For the first time in a while, I woke this morning feeling rested. I realised that it had been some since I’d had a solid night’s sleep without getting up for anything. And it felt good!

I’ve always been someone who can fall asleep at the drop of a hat. Sitting in the passenger seat of a car for more than 20 minutes is all it takes for me to doze off (I’m really not a great driving companion). And I think that in all my travels I’ve been awake for take-off maybe twice. The second the plane starts taxiing, I’m asleep. Caffeine doesn’t affect me and I can sleep in bright light and through loud noise.
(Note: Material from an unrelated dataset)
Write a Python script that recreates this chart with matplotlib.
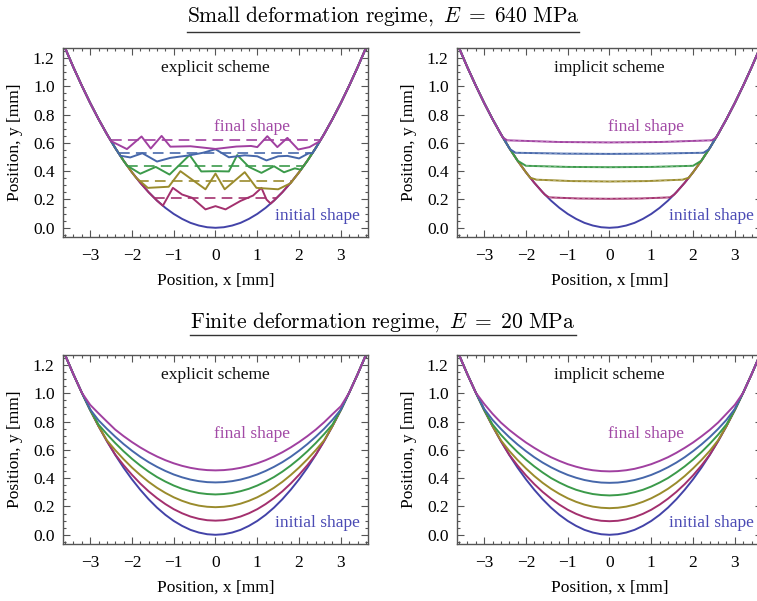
import matplotlib
matplotlib.use("Agg")
import matplotlib.pyplot as plt
from matplotlib.ticker import MultipleLocator, FormatStrFormatter
from matplotlib.lines import Line2D

plt.rcParams['font.family'] = ['Liberation Serif', 'DejaVu Serif']
plt.rcParams['mathtext.fontset'] = 'cm'

# ---------------- data ----------------
grid_x = [-3.8, -3.6, -3.4, -3.2, -3.0, -2.8, -2.6, -2.4, -2.2, -2.0, -1.8, -1.6, -1.4, -1.2, -1.0,
          -0.8, -0.6, -0.4, -0.2, 0.0, 0.2, 0.4, 0.6, 0.8, 1.0, 1.2, 1.4, 1.6, 1.8, 2.0,
          2.2, 2.4, 2.6, 2.8, 3.0, 3.2, 3.4, 3.6, 3.8]

initial_shape = [1.415, 1.270, 1.133, 1.004, 0.882, 0.768, 0.662, 0.564, 0.474, 0.392, 0.318, 0.251,
                 0.192, 0.141, 0.098, 0.063, 0.035, 0.016, 0.004, 0.000, 0.004, 0.016, 0.035, 0.063,
                 0.098, 0.141, 0.192, 0.251, 0.318, 0.392, 0.474, 0.564, 0.662, 0.768, 0.882, 1.004,
                 1.133, 1.270, 1.415]

# small deformation, explicit scheme: inner (deformed) part of each stage
small_expl_x = [
    [-1.26, -1.02, -0.80, -0.56, -0.24, 0.0, 0.24, 0.60, 0.90, 1.10, 1.22, 1.32],
    [-1.90, -1.62, -1.12, -0.84, -0.24, 0.0, 0.22, 0.70, 0.98, 1.50, 1.80, 1.90],
    [-2.12, -1.80, -1.43, -1.10, -0.62, -0.34, 0.0, 0.32, 0.52, 0.80, 1.10, 1.40, 1.64, 1.90, 2.04, 2.16],
    [-2.28, -2.04, -1.75, -1.40, -1.08, -0.64, -0.30, 0.0, 0.32, 0.70, 1.00, 1.22, 1.50, 1.72, 2.00, 2.22, 2.32],
    [-2.50, -2.12, -1.77, -1.55, -1.29, -1.08, -0.60, 0.0, 0.50, 0.85, 1.00, 1.24, 1.48, 1.72, 1.98, 2.25, 2.50],
]
small_expl_y = [
    [0.156, 0.282, 0.235, 0.212, 0.130, 0.153, 0.130, 0.190, 0.228, 0.282, 0.200, 0.171],
    [0.354, 0.282, 0.290, 0.400, 0.272, 0.383, 0.272, 0.393, 0.282, 0.272, 0.315, 0.354],
    [0.440, 0.382, 0.430, 0.376, 0.514, 0.398, 0.400, 0.398, 0.514, 0.430, 0.388, 0.435, 0.392, 0.420, 0.410, 0.457],
    [0.509, 0.497, 0.527, 0.468, 0.494, 0.511, 0.530, 0.555, 0.498, 0.512, 0.505, 0.476, 0.505, 0.508, 0.490, 0.525, 0.527],
    [0.612, 0.556, 0.645, 0.560, 0.649, 0.573, 0.576, 0.557, 0.574, 0.578, 0.570, 0.647, 0.570, 0.635, 0.553, 0.570, 0.612],
]
# dashed reference levels (explicit panel) and their half widths
ref_levels = [0.207, 0.334, 0.440, 0.525, 0.619]
ref_half_width = [1.46, 1.85, 2.12, 2.31, 2.51]

# small deformation, implicit scheme: inner part of each stage
small_impl_x = [
    [-1.55, -1.45, -0.75, 0.0, 0.75, 1.45, 1.55],
    [-1.90, -1.75, -0.90, 0.0, 0.90, 1.75, 1.90],
    [-2.20, -2.00, -1.00, 0.0, 1.00, 2.00, 2.20],
    [-2.38, -2.25, -1.10, 0.0, 1.10, 2.25, 2.38],
    [-2.55, -2.45, -1.20, 0.0, 1.20, 2.45, 2.55],
]
small_impl_y = [
    [0.235, 0.215, 0.207, 0.205, 0.207, 0.215, 0.235],
    [0.354, 0.340, 0.330, 0.327, 0.330, 0.340, 0.354],
    [0.474, 0.438, 0.430, 0.428, 0.430, 0.438, 0.474],
    [0.555, 0.530, 0.524, 0.522, 0.524, 0.530, 0.555],
    [0.637, 0.618, 0.606, 0.603, 0.606, 0.618, 0.637],
]

# finite deformation, explicit scheme (on grid_x)
finite_expl = [
    [1.415, 1.270, 1.133, 1.004, 0.882, 0.768, 0.662, 0.567, 0.492, 0.424, 0.362, 0.307, 0.259, 0.217, 0.181,
     0.152, 0.129, 0.113, 0.103, 0.100, 0.103, 0.113, 0.129, 0.152, 0.181, 0.217, 0.259, 0.307, 0.362, 0.424,
     0.492, 0.567, 0.662, 0.768, 0.882, 1.004, 1.133, 1.270, 1.415],
    [1.415, 1.270, 1.133, 1.004, 0.882, 0.768, 0.668, 0.598, 0.534, 0.475, 0.422, 0.374, 0.332, 0.296, 0.265,
     0.240, 0.220, 0.206, 0.198, 0.195, 0.198, 0.206, 0.220, 0.240, 0.265, 0.296, 0.332, 0.374, 0.422, 0.475,
     0.534, 0.598, 0.668, 0.768, 0.882, 1.004, 1.133, 1.270, 1.415],
    [1.415, 1.270, 1.133, 1.004, 0.882, 0.779, 0.711, 0.648, 0.590, 0.537, 0.489, 0.446, 0.408, 0.376, 0.348,
     0.325, 0.308, 0.295, 0.288, 0.285, 0.288, 0.295, 0.308, 0.325, 0.348, 0.376, 0.408, 0.446, 0.489, 0.537,
     0.590, 0.648, 0.711, 0.779, 0.882, 1.004, 1.133, 1.270, 1.415],
    [1.415, 1.270, 1.133, 1.004, 0.886, 0.809, 0.749, 0.693, 0.641, 0.594, 0.551, 0.513, 0.480, 0.451, 0.426,
     0.406, 0.390, 0.379, 0.372, 0.370, 0.372, 0.379, 0.390, 0.406, 0.426, 0.451, 0.480, 0.513, 0.551, 0.594,
     0.641, 0.693, 0.749, 0.812, 0.884, 1.004, 1.133, 1.270, 1.415],
    [1.415, 1.270, 1.133, 1.004, 0.918, 0.858, 0.800, 0.743, 0.697, 0.655, 0.617, 0.583, 0.553, 0.527, 0.505,
     0.487, 0.473, 0.463, 0.457, 0.455, 0.457, 0.463, 0.473, 0.487, 0.505, 0.527, 0.553, 0.583, 0.617, 0.655,
     0.697, 0.743, 0.795, 0.852, 0.908, 1.004, 1.133, 1.270, 1.415],
]
# finite deformation, implicit scheme (on grid_x)
finite_impl = [
    [1.415, 1.270, 1.133, 1.004, 0.882, 0.768, 0.662, 0.566, 0.489, 0.420, 0.358, 0.303, 0.255, 0.213, 0.177,
     0.148, 0.125, 0.109, 0.099, 0.096, 0.099, 0.109, 0.125, 0.148, 0.177, 0.213, 0.255, 0.303, 0.358, 0.420,
     0.489, 0.566, 0.662, 0.768, 0.882, 1.004, 1.133, 1.270, 1.415],
    [1.415, 1.270, 1.133, 1.004, 0.882, 0.768, 0.668, 0.593, 0.528, 0.469, 0.415, 0.367, 0.325, 0.289, 0.258,
     0.233, 0.213, 0.199, 0.191, 0.188, 0.191, 0.199, 0.213, 0.233, 0.258, 0.289, 0.325, 0.367, 0.415, 0.469,
     0.528, 0.593, 0.668, 0.768, 0.882, 1.004, 1.133, 1.270, 1.415],
    [1.415, 1.270, 1.133, 1.004, 0.882, 0.780, 0.707, 0.643, 0.584, 0.531, 0.483, 0.440, 0.401, 0.369, 0.341,
     0.318, 0.301, 0.288, 0.281, 0.278, 0.281, 0.288, 0.301, 0.318, 0.341, 0.369, 0.401, 0.440, 0.483, 0.531,
     0.584, 0.643, 0.707, 0.780, 0.882, 1.004, 1.133, 1.270, 1.415],
    [1.415, 1.270, 1.133, 1.004, 0.890, 0.812, 0.748, 0.690, 0.638, 0.591, 0.548, 0.510, 0.477, 0.448, 0.423,
     0.403, 0.387, 0.376, 0.369, 0.367, 0.369, 0.376, 0.387, 0.403, 0.423, 0.448, 0.477, 0.510, 0.548, 0.591,
     0.638, 0.690, 0.748, 0.812, 0.890, 1.004, 1.133, 1.270, 1.415],
    [1.415, 1.270, 1.133, 1.004, 0.925, 0.855, 0.793, 0.741, 0.695, 0.652, 0.614, 0.579, 0.548, 0.522, 0.499,
     0.481, 0.466, 0.456, 0.450, 0.448, 0.450, 0.456, 0.466, 0.481, 0.499, 0.522, 0.548, 0.579, 0.614, 0.652,
     0.695, 0.741, 0.793, 0.855, 0.918, 1.004, 1.133, 1.270, 1.415],
]

x_ticks = [-3, -2, -1, 0, 1, 2, 3]
y_ticks = [0.0, 0.2, 0.4, 0.6, 0.8, 1.0, 1.2]
titles = [r"$\mathrm{Small\ deformation\ regime,}\ E\;=\;640\ \mathrm{MPa}$",
          r"$\mathrm{Finite\ deformation\ regime,}\ E\;=\;20\ \mathrm{MPa}$"]
scheme_labels = ["explicit scheme", "implicit scheme"]

# ---------------- style ----------------
c_initial = '#4343a8'
stage_colors = ['#a3306e', '#9a8b2c', '#3b9a4a', '#4667aa', '#a040a0']
frame_col = '#555555'
FS = 12.5

fig = plt.figure(figsize=(7.57, 6.01), dpi=100)
W, H = 757, 601


def axes_px(left, top, width, height):
    return fig.add_axes([left / W, 1 - (top + height) / H, width / W, height / H])


def compose(ix, iy):
    xs = [x for x in grid_x if x < ix[0]] + list(ix) + [x for x in grid_x if x > ix[-1]]
    ys = ([y for x, y in zip(grid_x, initial_shape) if x < ix[0]] + list(iy)
          + [y for x, y in zip(grid_x, initial_shape) if x > ix[-1]])
    return xs, ys


def style(ax, label):
    ax.set_xlim(-3.65, 3.65)
    ax.set_ylim(-0.065, 1.27)
    ax.xaxis.set_major_locator(MultipleLocator(1))
    ax.xaxis.set_minor_locator(MultipleLocator(0.2))
    ax.yaxis.set_major_locator(MultipleLocator(0.2))
    ax.yaxis.set_minor_locator(MultipleLocator(0.05))
    ax.set_xticks(x_ticks)
    ax.set_yticks(y_ticks)
    ax.yaxis.set_major_formatter(FormatStrFormatter('%.1f'))
    ax.tick_params(which='both', direction='in', top=True, right=True, color=frame_col,
                   labelsize=FS, width=0.8)
    ax.tick_params(which='major', length=5)
    ax.tick_params(which='minor', length=2.5)
    ax.tick_params(axis='x', pad=8)
    ax.tick_params(axis='y', pad=6)
    for s in ax.spines.values():
        s.set_color(frame_col)
        s.set_linewidth(1.0)
    ax.set_xlabel("Position, x [mm]", fontsize=FS, labelpad=6)
    ax.set_ylabel("Position, y [mm]", fontsize=FS, labelpad=7)
    ax.text(0.0, 1.13, label, ha='center', va='center', fontsize=FS, color='#111111')
    ax.text(0.88, 0.71, "final shape", ha='center', va='center', fontsize=FS, color='#a24aa6')
    ax.text(2.44, 0.08, "initial shape", ha='center', va='center', fontsize=FS, color='#4a4ab4')


LW = 1.4
boxes = [(63, 48), (457, 48), (63, 355), (457, 355)]
axs = [axes_px(l, t, 305, 189) for l, t in boxes]

# panel 1: small, explicit
ax = axs[0]
ax.plot(grid_x, initial_shape, color=c_initial, lw=LW)
for k in range(5):
    L, hw = ref_levels[k], ref_half_width[k]
    ax.plot([-hw, hw], [L, L], color=stage_colors[k], lw=LW, dashes=(5.5, 3.2), alpha=0.85)
for k in range(5):
    xs, ys = compose(small_expl_x[k], small_expl_y[k])
    ax.plot(xs, ys, color=stage_colors[k], lw=LW)
style(ax, scheme_labels[0])

# panel 2: small, implicit
ax = axs[1]
ax.plot(grid_x, initial_shape, color=c_initial, lw=LW)
for k in range(5):
    xs, ys = compose(small_impl_x[k], small_impl_y[k])
    ax.plot(xs, ys, color=stage_colors[k], lw=LW)
    ax.plot(small_impl_x[k][1:-1], small_impl_y[k][1:-1], color='white', lw=0.5,
            dashes=(4, 4), alpha=0.45)
style(ax, scheme_labels[1])

# panel 3: finite, explicit
ax = axs[2]
ax.plot(grid_x, initial_shape, color=c_initial, lw=LW)
for k in range(5):
    ax.plot(grid_x, finite_expl[k], color=stage_colors[k], lw=LW)
style(ax, scheme_labels[0])

# panel 4: finite, implicit
ax = axs[3]
ax.plot(grid_x, initial_shape, color=c_initial, lw=LW)
for k in range(5):
    ax.plot(grid_x, finite_impl[k], color=stage_colors[k], lw=LW)
style(ax, scheme_labels[1])

# titles with underline
title_base = [22, 328]
underline_px = [32, 335]
fig.canvas.draw()
renderer = fig.canvas.get_renderer()
for t, yb, yu in zip(titles, title_base, underline_px):
    txt = fig.text(383 / W, 1 - yb / H, t, ha='center', va='baseline', fontsize=15.5)
    bb = txt.get_window_extent(renderer=renderer)
    fig.add_artist(Line2D([bb.x0 / W, bb.x1 / W], [1 - yu / H, 1 - yu / H],
                          color='#333333', lw=1.0, transform=fig.transFigure))

fig.savefig("out.png", dpi=100)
When I was diagnosed with diabetes, one of the most difficult things to deal with was the need to wake at a certain time (much earlier than I was used to) so I could have breakfast and take my first insulin shot for the day. I can still remember the relief I felt when I started using a pump and could go back to sleeping away half the day if so desired (as it often was).

I worried about how I would cope with the promised sleep deprivation that a baby would bring, but pure luck delivered us a baby who slept through the night from an early age and who, even now, sleeps in on weekends and over holidays and knows to leave the grown-ups alone if she rises first.

But lately, sleep hasn’t been coming easy.  Between the heat (and resulting hypos), getting used to sleeping in a new house and waking due to pain in my right eye following my second cataract surgery, I haven’t really had many nights of restful slumber. Plus, it doesn’t help that the allure of ‘just one more episode’ of Breaking Bad is reducing the number of hours spent in bed.

The nights disrupted by diabetes result in days disturbed by diabetes. I find myself yawning and finding excuses for more coffee to try to keep me alert. And I think about sleep – and then stress because I’m tired and not sleeping properly. I feel sluggish and slow and find it difficult to stay on task. And I spend most of the day banging on about how tired I am because I didn’t get enough sleep.

Which, apparently, is the problem.

I read today that just thinking about sleep positively can impact on performance. This study published in the Journal of Experimental Psychology says that complaining about not getting enough sleep is the reason that performance suffers – not the actual lack of shut eye. There’s a placebo effect for you!

I’m not sure if that’s true, but given the number of nights diabetes does reduce the hours of sleep I get, perhaps some positive thinking is in order. Diabetes unfortunately means that there are nights of broken sleep. Maybe instead of complaining about it, I just accept it and think about the time I was actually dreaming and how good that was. Or look forward to the sleep that’s coming up.

Also, maybe a limit on the number of Breaking Bad episodes would help too. Just saying.